On paper there’s no reason why the plane can’t make the next leg as in theory it could run virtually continuously at this time of year, given the sunlight hours. In practice, both the weather and human frailty could pose challenges.
Excessive cloud could mean the plane doesn’t pick up enough charge during the day to power it throughout the night. Mission staff believe the plane needs to be at around 93 percent charge at the start of the night to be certain of getting through to daylight again. The big problem there is that for a five day journey, there’s only so much reliance you can place in even expert meteorological forecasts.
The other possible challenge is that the pilot for this leg, Andre Borschberg, will need to be strapped to his seat for the entire five days. He plans to only ever sleep for 20 minutes at a time, during which vibrating armbands will wake him if the plane heads off course and requires immediate attention.

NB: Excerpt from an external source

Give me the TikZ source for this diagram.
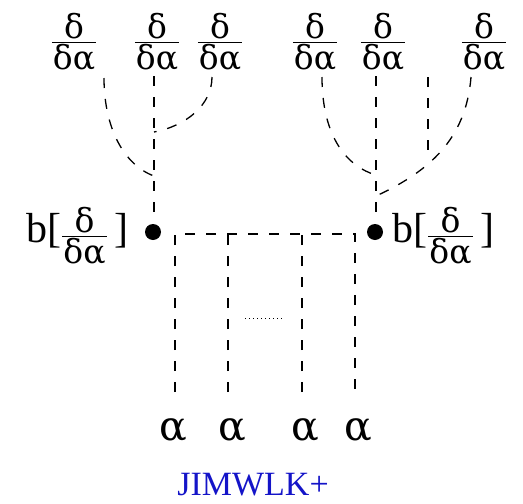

If the plane runs into difficulties anywhere other than the start or end of the route, the plan is for Borschberg to jump out with a dinghy, leaving the plane to ditch unmanned. The BBC explains that attempting to control the plane’s descent into the water would be too risky because of the possibility of electrocution.
Assuming Solar Impulse 2 makes it to Hawaii, fellow pilot Bertrand Piccard will take over for a four-day leg to Phoenix. After two shorter hops in the US, the challenge is set to conclude with two more five-day legs running from New York to Abu Dhabi with a break somewhere in Europe or North Africa, though the precise itinerary has yet to be set.